Grimm, a former Marine and FBI agent, was asked for face time on camera to comment about the President’s address. Scotto, seizing an opportunity as any good reporter would, switched gears and tried to get Grimm to comment on camera about allegations that his first Congressional campaign was based in large part on campaign contributions that were made illegally (to-wit, from foreign sources and some domestic sources that contributed more than the legal maximum through some shady deals with third parties.) Grimm was genuinely surprised by the question, since his initial reaction, to walk away, was probably the best reflex he could have had, but his “second thought” was what got him in trouble, assaulting the reporter by physically looming over him and threatening to “throw you off the fucking balcony” of the Capitol building.
Not content with thuggishly menacing a man half his size, Grimm then walked away muttering that he’d break him in half, like the boy that he is.
The county GOP is trying to get behind Grimm while distancing themselves from him, but here’s the most interesting reaction:
Not everyone agrees that the incident will seriously undermine the congressman’s reelection bid. Coming nearly nine months ahead of the election, they argue, few voters will remember it by the time they head to the polls. And some Republicans say Grimm’s tough-guy image could be an asset in a New York City district where voters are more likely to reward brashness.
“I don’t think [voters] would take a lot of umbrage over him roughing it up with a reporter a little bit,” said David Catalfamo, a former top aide to onetime GOP Gov. George Pataki.

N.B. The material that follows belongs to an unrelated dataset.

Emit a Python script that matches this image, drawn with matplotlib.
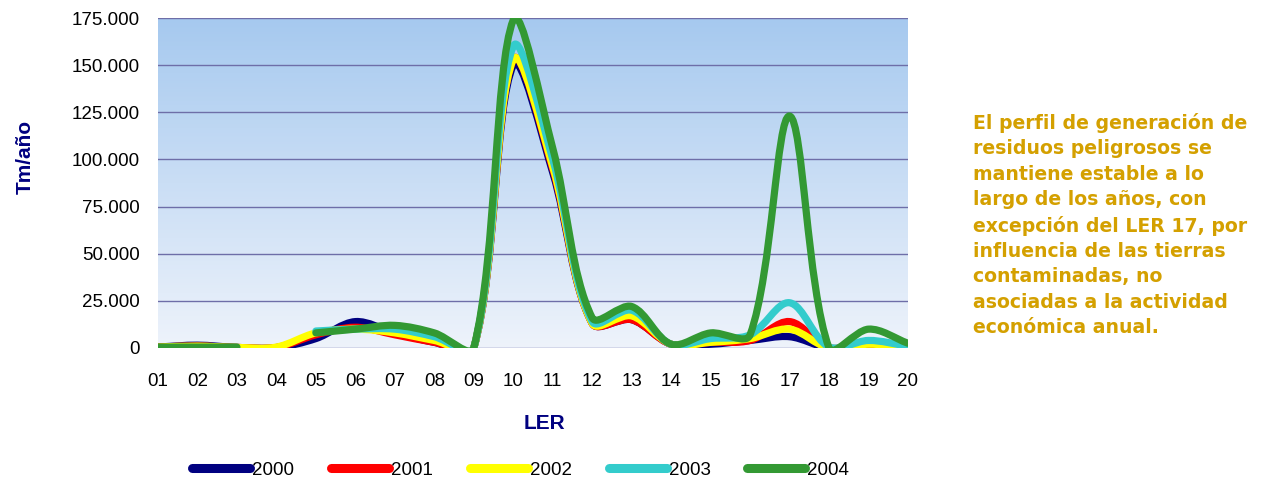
import numpy as np
import matplotlib as mpl
mpl.use('agg')
import matplotlib.pyplot as plt
from matplotlib.path import Path
from matplotlib.patches import PathPatch
from matplotlib.lines import Line2D
from matplotlib.ticker import FuncFormatter

plt.rcParams['font.family'] = ['Liberation Sans', 'DejaVu Sans']

ler = ['01', '02', '03', '04', '05', '06', '07', '08', '09', '10',
       '11', '12', '13', '14', '15', '16', '17', '18', '19', '20']
years = ['2000', '2001', '2002', '2003', '2004']
nan = np.nan
# Tm/año, miles
v2000 = [0.5, 1.5, 0.3, 0.2, 5, 14, 8, 3, 0, 150, 93, 13, 15, 2, 2, 4, 6, 0, 1, 0]
v2001 = [0.5, 1, 0.3, 0.3, 7, 11, 7, 3, 0, 153, 95, 13, 15, 2, 3, 4, 14, 0, 2, 0.5]
v2002 = [0.5, 1, 0.3, 0.5, 8, 10, 8, 4, 0, 153, 96, 13, 17, 2, 3, 5, 10, 0, 2, 0.5]
v2003 = [nan, nan, nan, nan, 9, 10, 10, 6, 0, 160, 100, 14, 20, 2, 5, 7, 24, 0.5, 4, 1]
v2004 = [0.5, 0.5, 0.5, nan, 8, 10, 12, 8, 0, 174, 106, 16, 22, 2, 8, 7, 123, 0, 10, 2.5]
series = [v2000, v2001, v2002, v2003, v2004]
colors = ['#000080', '#FF0000', '#FFFF00', '#33CCCC', '#339933']

XPX = 750 / 19.0        # pixels per category
YPX = 330 / 175000.0    # pixels per Tm


def smooth_path(x, y):
    # smoothed line like the spreadsheet: bezier with chord-scaled tangents
    verts, codes = [], []
    ok = ~np.isnan(y)
    i, n = 0, len(x)
    while i < n:
        if not ok[i]:
            i += 1
            continue
        j = i
        while j + 1 < n and ok[j + 1]:
            j += 1
        P = np.column_stack([x[i:j + 1] * XPX, y[i:j + 1] * YPX])
        m = len(P)
        outs, ins = [], []
        for k in range(m):
            a, d = max(k - 1, 0), min(k + 1, m - 1)
            T = P[d] - P[a]
            l1 = np.hypot(*(P[k] - P[a]))
            l2 = np.hypot(*(P[d] - P[k]))
            s = l1 + l2 if l1 + l2 > 0 else 1
            outs.append(P[k] + T * l2 / s / 3)
            ins.append(P[k] - T * l1 / s / 3)
        verts.append(P[0])
        codes.append(Path.MOVETO)
        for k in range(m - 1):
            verts += [outs[k], ins[k + 1], P[k + 1]]
            codes += [Path.CURVE4] * 3
        i = j + 1
    v = np.array(verts)
    v[:, 0] /= XPX
    v[:, 1] /= YPX
    return Path(v, codes)


fig = plt.figure(figsize=(12.61, 4.83), dpi=100)
ax = fig.add_axes([158 / 1261, 1 - 348 / 483, 750 / 1261, 330 / 483])

# gradient background
grad = np.linspace(0, 1, 256).reshape(-1, 1)
cmap = mpl.colors.LinearSegmentedColormap.from_list('bg', ['#EEF3FB', '#A6C9EF'])
ax.imshow(grad, extent=[0, 1, 0, 1], transform=ax.transAxes, origin='lower',
          cmap=cmap, aspect='auto', zorder=0)

x = np.arange(1, len(ler) + 1, dtype=float)
for vals, c in zip(series, colors):
    y = np.array(vals, dtype=float) * 1000
    p = PathPatch(smooth_path(x, y), facecolor='none', edgecolor=c, lw=5.2,
                  capstyle='round', joinstyle='round', zorder=3)
    ax.add_patch(p)

ax.set_xlim(1, 20)
ax.set_ylim(0, 175000)
ax.set_yticks(np.arange(0, 175001, 25000))
ax.yaxis.set_major_formatter(FuncFormatter(lambda v, p: '{:,.0f}'.format(v).replace(',', '.')))
ax.set_xticks(x)
ax.set_xticklabels(ler)
ax.grid(axis='y', color='#6E6EA8', lw=1.0, zorder=1)
ax.set_axisbelow(True)
for s in ax.spines.values():
    s.set_visible(False)
ax.tick_params(length=0, labelsize=13.5, colors='black')
ax.tick_params(axis='y', pad=13)
ax.tick_params(axis='x', pad=18)

ax.set_ylabel('Tm/año', fontsize=15, fontweight='bold', color='#000080')
ax.yaxis.set_label_coords(-0.164, 0.58)
ax.set_xlabel('LER', fontsize=15, fontweight='bold', color='#000080')
ax.xaxis.set_label_coords(0.515, -0.2)

handles = [Line2D([], [], color=c, lw=6.5, solid_capstyle='round') for c in colors]
fig.legend(handles, years, loc='center', bbox_to_anchor=(0.4128, 0.027), ncol=5,
           frameon=False, fontsize=13.5, handlelength=3.1, handletextpad=0.1,
           columnspacing=1.97)

fig.text(973 / 1261, 1 - 113 / 483,
         'El perfil de generación de\nresiduos peligrosos se\nmantiene estable a lo\n'
         'largo de los años, con\nexcepción del LER 17, por\ninfluencia de las tierras\n'
         'contaminadas, no\nasociadas a la actividad\neconómica anual.',
         family='DejaVu Sans', fontweight='bold', fontsize=13.6, color='#D4A000',
         va='top', ha='left', linespacing=1.42)

fig.savefig('out.png', dpi=100)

“Boys will be boys!” seems to be the reaction from the Pataki machine, one of the more formidable elements of a completely emasculated New York GOP. For instance, Grimm is the only Republican representing New York City in Congress.
Catalfamo was a member of Pataki’s administration, which means he has ties to Senator Alphonse D’Amato, the former kingmaker of New York politics. Indeed, Catafalmo now works under D’Amato…and there’s a nauseating image.
Here’s the problem: Yes, New Yorkers like their politics with bare knuckles, to be sure – hell, D’Amato often took a plurality of liberal votes from Long Island – and yes, Grimm was elected because a) he had a flood of campaign money come in that no one had counted on, and b) the residents of his district skew more conservative than the rest of the city, but note that last throw away line he puts out there: “No, no, you're not man enough, you're not man enough. I'll break you in half. Like a boy.”
In other words, Grimm acknowledges that he bullied a little boy. I don’t see how that message gets smoothed over, even in Staten Island.